The 200th anniversary of the death of Jane Austen in 2017 reinforced her position as one of the best-loved literary heroes in Britain.
A household name for more than two centuries, interest in her – and her books – reached a peak in Hampshire last year during a commemorative year which featured an attention-grabbing array of exhibitions and events marking “JaneAusten200”.
The bicentenary of Jane Austen’s death, also proved to be a record-breaking year for Jane Austen’s House Museum, with over 55,000 visitors from across the globe making the trip to the Hampshire village of Chawton.
In 2018, the Museum begins the new season with the unveiling of a Garden Memorial by letter-carver Pip Hall, commissioned to commemorate the 200th anniversary of Jane Austen’s death. The memorial takes the form of a new ‘social seating space’, and carved into the stone is a quotation from a Jane Austen letter.
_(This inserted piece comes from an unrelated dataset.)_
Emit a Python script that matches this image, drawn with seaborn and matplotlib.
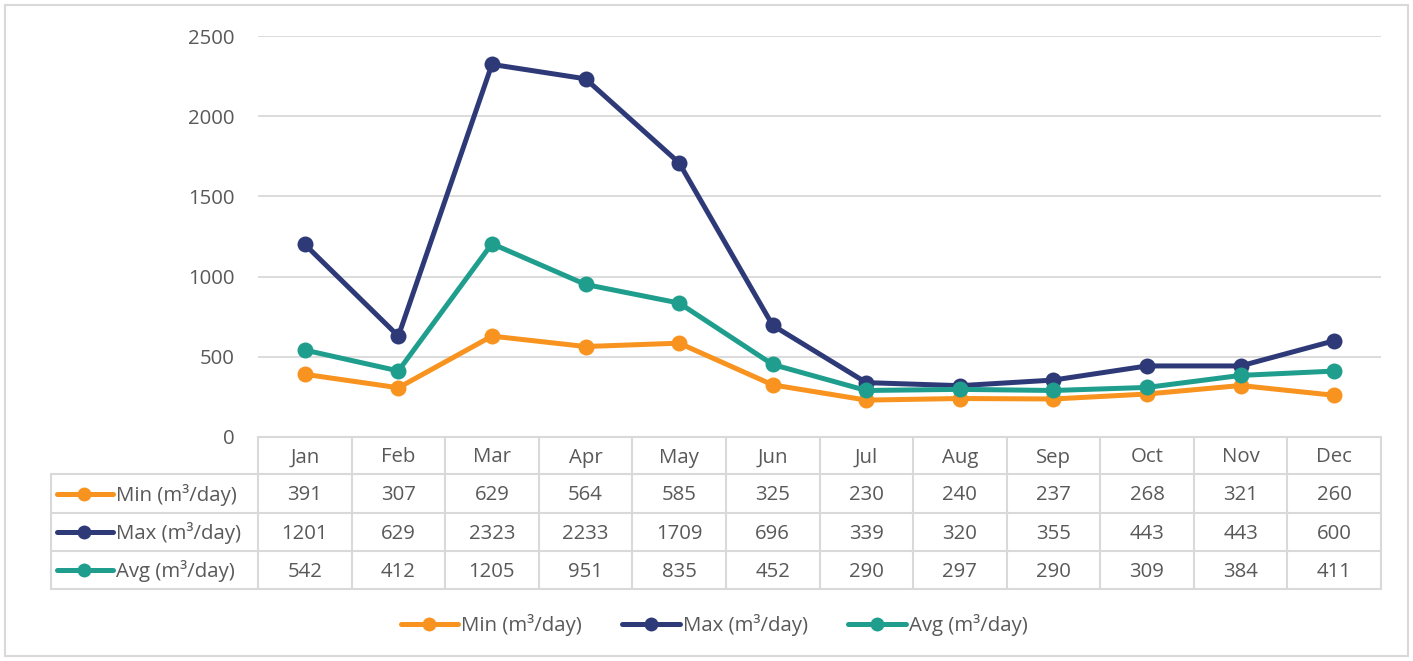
import pandas as pd
import matplotlib.pyplot as plt
import seaborn as sns
from matplotlib.lines import Line2D
from matplotlib.patches import Rectangle

months = ['Jan', 'Feb', 'Mar', 'Apr', 'May', 'Jun', 'Jul', 'Aug', 'Sep', 'Oct', 'Nov', 'Dec']
min_vals = [391, 307, 629, 564, 585, 325, 230, 240, 237, 268, 321, 260]
max_vals = [1201, 629, 2323, 2233, 1709, 696, 339, 320, 355, 443, 443, 600]
avg_vals = [542, 412, 1205, 951, 835, 452, 290, 297, 290, 309, 384, 411]
series_names = ['Min (m³/day)', 'Max (m³/day)', 'Avg (m³/day)']
colors = ['#F7931E', '#2E3A78', '#1F9E8E']

sns.set_theme(style="white")
plt.rcParams['font.family'] = ['Open Sans', 'DejaVu Sans']

W, H = 1413, 661
TXT = '#595959'
GRID = '#D9D9D9'
FS = 14.7

# layout in pixels
left, right, top, bottom = 258, 1381, 36, 437
lab_left = 51
rows_y = [437, 474, 513, 551, 589]

rows = []
for name, vals in zip(series_names, [min_vals, max_vals, avg_vals]):
    for i, v in enumerate(vals):
        rows.append({'idx': i, 'Series': name, 'Value': v})
df = pd.DataFrame(rows)

fig = plt.figure(figsize=(W / 100, H / 100), dpi=100)
fig.patches.append(Rectangle((5 / W, 5 / H), (W - 10) / W, (H - 10) / H, transform=fig.transFigure,
                             fill=False, edgecolor=GRID, linewidth=1.5))

ax = fig.add_axes([left / W, (H - bottom) / H, (right - left) / W, (bottom - top) / H])
sns.lineplot(data=df, x='idx', y='Value', hue='Series', palette=colors, hue_order=series_names,
             marker='o', markersize=11.5, markeredgewidth=0, linewidth=3.6, ax=ax, legend=False)
ax.set_xlim(-0.5, 11.5)
ax.set_ylim(0, 2500)
ax.set_yticks(range(0, 2501, 500))
ax.set_xticks([])
ax.set_xlabel('')
ax.set_ylabel('')
ax.yaxis.grid(True, color=GRID, linewidth=1.3)
ax.set_axisbelow(True)
for s in ax.spines.values():
    s.set_visible(False)
ax.tick_params(axis='y', length=0, pad=17, labelsize=FS, labelcolor=TXT)

# data table
tab = fig.add_axes([0, 0, 1, 1], facecolor='none')
tab.set_xlim(0, W)
tab.set_ylim(H, 0)
tab.axis('off')
colw = (right - left) / len(months)
tab.plot([left, right], [rows_y[0]] * 2, color=GRID, lw=1.5)
for y in rows_y[1:]:
    tab.plot([lab_left, right], [y, y], color=GRID, lw=1.5)
for k in range(len(months) + 1):
    tab.plot([left + k * colw] * 2, [rows_y[0], rows_y[-1]], color=GRID, lw=1.5)
tab.plot([lab_left, lab_left], [rows_y[1], rows_y[-1]], color=GRID, lw=1.5)

for i, m in enumerate(months):
    tab.text(left + (i + 0.5) * colw, (rows_y[0] + rows_y[1]) / 2 + 2, m, ha='center', va='center',
             fontsize=FS, color=TXT)
for r, (name, vals, c) in enumerate(zip(series_names, [min_vals, max_vals, avg_vals], colors)):
    yc = (rows_y[r + 1] + rows_y[r + 2]) / 2
    tab.plot([57, 113], [yc, yc], color=c, lw=3.6, solid_capstyle='round')
    tab.plot([84], [yc], marker='o', color=c, markersize=10, markeredgewidth=0)
    tab.text(116, yc + 1, name, ha='left', va='center', fontsize=FS, color=TXT)
    for i, v in enumerate(vals):
        tab.text(left + (i + 0.5) * colw, yc + 2, str(v), ha='center', va='center', fontsize=FS, color=TXT)

handles = [Line2D([], [], color=c, lw=3.6, marker='o', markersize=10, markeredgewidth=0,
                  solid_capstyle='round') for c in colors]
leg = fig.legend(handles, series_names, loc='center', bbox_to_anchor=(714 / W, (H - 625) / H), ncol=3,
                 frameon=False, fontsize=FS, handlelength=2.8, handletextpad=0.15, columnspacing=2.0)
for t in leg.get_texts():
    t.set_color(TXT)

fig.savefig('out.png', dpi=100)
The Museum will also be celebrating the 200th anniversaries of both Northanger Abbey and Persuasion in 2018 – the last of Austen’s novels to be published
The first of two displays, Family, Friendship and Northanger Abbey, will run from February to August and will explore the themes of family and friendship in both Northanger Abbey and the lives of the Austen family. The Museum will include within this display a letter, written at her home in Chawton in the Spring of 1816.
The important new acquisition, secured by the Museum privately thanks to a grant awarded by the Heritage Lottery Fund, shows Austen characteristically darting from one subject to another, beginning with a discussion on literature before offering Caroline news of visitors, family members and the ‘sad’ March weather.
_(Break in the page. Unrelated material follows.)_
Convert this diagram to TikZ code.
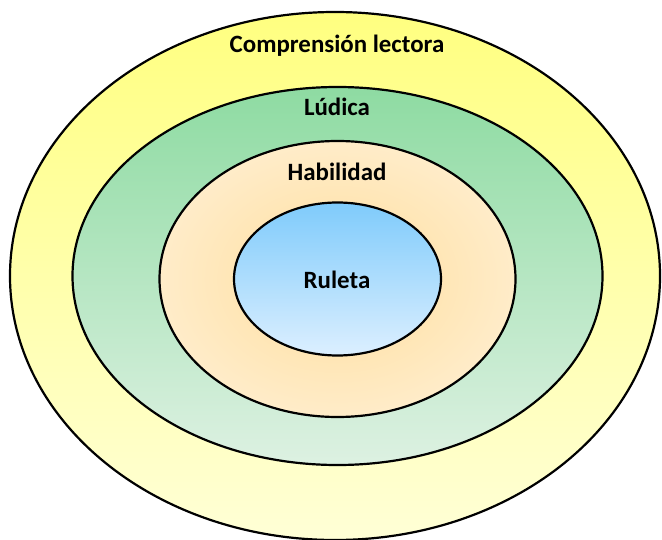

The second half of 2018 is dedicated to Persuasion and War. Although Austen did not often write about war in her novels, it is a subtext to many of the stories and this is particularly true of Persuasion. Jane Austen, like Persuasion’s heroine Anne Elliot, was familiar with waiting for news of loved ones caught up in conflict. Austen’s knowledge of the Navy was extensive as two of her brothers were enlisted and both achieved high office.
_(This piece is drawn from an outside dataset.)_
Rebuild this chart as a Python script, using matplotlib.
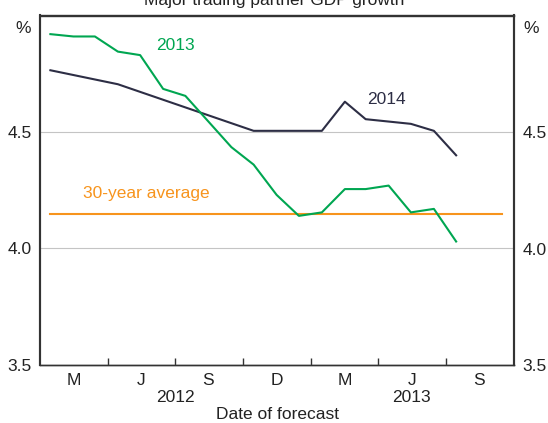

Running from September to December, Persuasion and War will consider the impact of war on Jane Austen’s novels, the life of the Austen family, and on the country at large.
The Museum will continue to run a varied events programme in 2018 including guided walks, writing workshops, talks from historians and academics and a celebration event of the Museum’s bicentenary community quilt project. Full details can be found here.
Elsewhere, the Jane Austen Regency Week will this year take place from June 16 to 24, in and around the market town of Alton in Hampshire as well as in Chawton. The nine-day Festival of events will once again celebrate Jane and the Regency period through period dancing, music, dining, theatre, exhibitions, talks and discussions, curatorial and garden tours, guided themed walks, a vintage fair and picnics. Further details can be found here.
Hampshire was not only the birthplace of Jane Austen, but its people, and the society in which she moved, provided inspiration for many of her novels. Known for proudly reminding people that she was “a Hampshire born Austen”, she was finally laid to rest in Winchester Cathedral, in 1817 – at the age of just 41.
Chawton where she lived until her death, Steventon where she was born, Southampton where she returned to Hampshire following a brief period of her life in Bath, and Winchester where she died and was buried are amongst some of the places Austen fans can today follow in the author’s footsteps.